# Removing the rear bowtie emblem?



## TimSmith26 (Dec 25, 2012)

Has anyone done this? Can you give me an ideo what type of adhesive tape would be best to use after to put it back on the car, also, can anyone tell me if it is possible to get take the insert out of the bowtie emblem?? I want to take them off, and apart, than paint the gold insert and the chrome two different colors, please help?!


----------



## Merc6 (Jun 8, 2013)

In the How-To section for debadging, it's the same procedure except it has a metal pin that goes into the decklid leaving a hole in the trunk. Not sure if you can take the gold insert out temporarly, it is removed permanantly for the already colored inserts sold online.


----------



## TimSmith26 (Dec 25, 2012)

Hmm, ok, yeah, I know how to remove the badges as I had done it with the cruze and ltz badges, but i'm trying to get only the gold piece out to paint it, and than i'll put it back on with some good 3m adhesive


----------



## Blue Angel (Feb 18, 2011)

If you drilled through the rear of the chrome part of the emblem, CAREFULLY only going though the chrome part and stopping before going through the gold part, you may be able to push it out with something from the rear. I would start off to the side so you can peel it out a bit at a time instead of starting in the middle. This is how I got the Whirlpool emblem off our stove when I refinished the cast aluminum upper trim plate... the emblem is recessed and you can't pry it out without damaging it. I drilled through the aluminum, carefully stopping before going through the emblem, then pushed the emblem out with the drill bit.

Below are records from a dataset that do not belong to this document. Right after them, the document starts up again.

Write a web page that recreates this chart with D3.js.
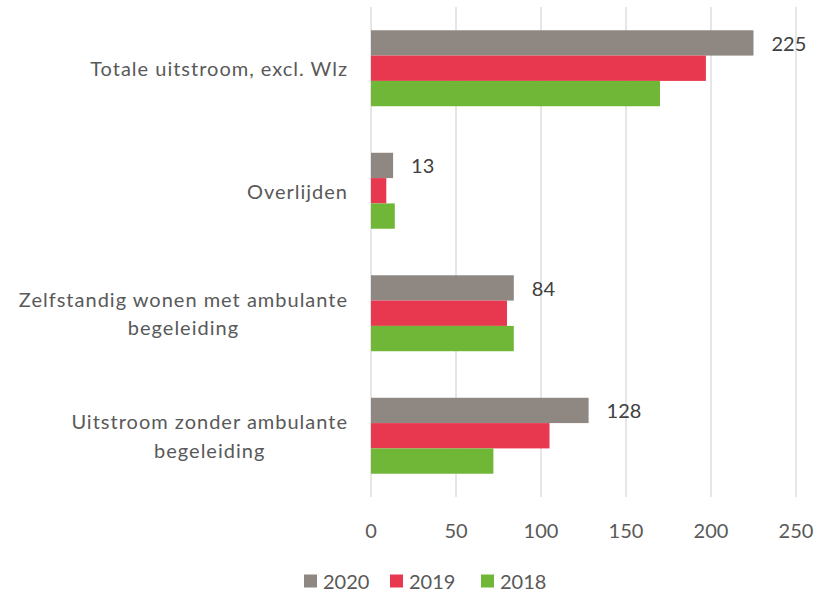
<!DOCTYPE html>
<html>
<head>
<meta charset="utf-8">
<script src="https://cdn.jsdelivr.net/npm/d3@7"></script>
<style>
  body { margin: 0; background: #fff; }
  text { font-family: Lato, "Open Sans", sans-serif; }
</style>
</head>
<body>
<div id="chart"></div>
<script>
// categories top to bottom
const categories = [
  ["Totale uitstroom, excl. Wlz"],
  ["Overlijden"],
  ["Zelfstandig wonen met ambulante", "begeleiding"],
  ["Uitstroom zonder ambulante", "begeleiding"]
];
const years = ["2020", "2019", "2018"];
const values2020 = [225, 13, 84, 128];
const values2019 = [197, 9, 80, 105];
const values2018 = [170, 14, 84, 72];
const ticks = [0, 50, 100, 150, 200, 250];
const colors = { "2020": "#8f8781", "2019": "#e8384f", "2018": "#70b637" };

const series = { "2020": values2020, "2019": values2019, "2018": values2018 };
const w = 817, h = 591;

const svg = d3.select("#chart").append("svg")
    .attr("width", w)
    .attr("height", h);

const x = d3.scaleLinear().domain([0, 250]).range([371, 796]);
const y = d3.scaleBand()
    .domain(d3.range(categories.length))
    .range([7, 497])
    .paddingInner(0.38)
    .paddingOuter(0.19);
const yInner = d3.scaleBand().domain(years).range([0, y.bandwidth()]);

// gridlines
svg.append("g").selectAll("line")
    .data(ticks)
    .join("line")
    .attr("x1", d => x(d)).attr("x2", d => x(d))
    .attr("y1", 7).attr("y2", 497)
    .attr("stroke", "#d9d9d9")
    .attr("stroke-width", 1.3);

// tick labels
svg.append("g").selectAll("text")
    .data(ticks)
    .join("text")
    .attr("x", d => x(d))
    .attr("y", 530)
    .attr("text-anchor", "middle")
    .attr("dominant-baseline", "central")
    .attr("font-size", 20)
    .attr("fill", "#595959")
    .text(d => d);

// bars
const groups = svg.append("g").selectAll("g")
    .data(categories)
    .join("g")
    .attr("transform", (d, i) => `translate(0,${y(i)})`);

groups.each(function(d, i) {
  const g = d3.select(this);
  g.selectAll("rect")
    .data(years)
    .join("rect")
    .attr("x", x(0))
    .attr("y", yr => yInner(yr))
    .attr("width", yr => x(series[yr][i]) - x(0))
    .attr("height", yInner.bandwidth())
    .attr("fill", yr => colors[yr]);

  // data label for 2020
  g.append("text")
    .attr("x", x(values2020[i]) + 18)
    .attr("y", yInner("2020") + yInner.bandwidth() / 2)
    .attr("dominant-baseline", "central")
    .attr("font-size", 20)
    .attr("fill", "#404040")
    .text(values2020[i]);

  // category label, first line right aligned at 347, the rest centred under it
  const cy = y.bandwidth() / 2;
  const lab = g.append("text")
    .attr("text-anchor", "middle")
    .attr("font-size", 20)
    .attr("letter-spacing", 1)
    .attr("fill", "#595959");
  const spans = lab.selectAll("tspan")
    .data(d)
    .join("tspan")
    .attr("y", (l, j) => cy + (j - (d.length - 1) / 2) * 28.5)
    .attr("dominant-baseline", "central")
    .text(l => l);
  const wFirst = spans.node().getComputedTextLength();
  spans.attr("x", 348 - wFirst / 2);
});

// legend
const legX = [304, 390, 481];
years.forEach((yr, i) => {
  const g = svg.append("g").attr("transform", `translate(${legX[i]},581)`);
  g.append("rect").attr("x", 0).attr("y", -6.5).attr("width", 13).attr("height", 13)
    .attr("fill", colors[yr]);
  g.append("text").attr("x", 19).attr("y", 7.5)
    .attr("font-size", 20)
    .attr("fill", "#595959")
    .text(yr);
});
</script>
</body>
</html>
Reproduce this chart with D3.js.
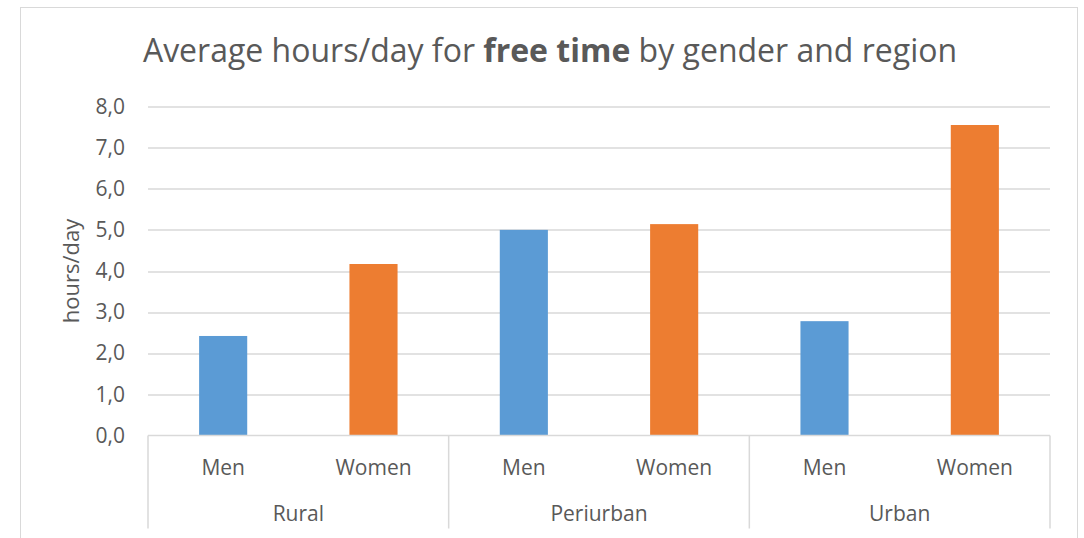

On second thought, the bowties are transparent, I think, with some sort of plating on the back, no? If this is the case you may scratch the plating off the rear when pushing it out or drilling through. No big deal if you want to leave it wrapped/painted forever, but it would be a problem if you wanted to go back to the stock look (not an issue with painting I guess). Check it out and be careful. Let us know how it works out if you try it.


----------



## Merc6 (Jun 8, 2013)

Worse case scenario you can buy more bow ties. I wrapped mine and left it alone. I spent too much on the vinyl because I wanted to get rid of the gold soo bad. I haven't put 10 miles on the car before I did front back and steering wheel. 


Sent from AutoGuide.com Free App


----------



## Dragonsys (May 27, 2013)

Merc6 said:


> Worse case scenario you can buy more bow ties. I wrapped mine and left it alone. I spent too much on the vinyl because I wanted to get rid of the gold soo bad. I haven't put 10 miles on the car before I did front back and steering wheel.
> 
> 
> Sent from AutoGuide.com Free App




how well does it hold up on the steering wheel?


----------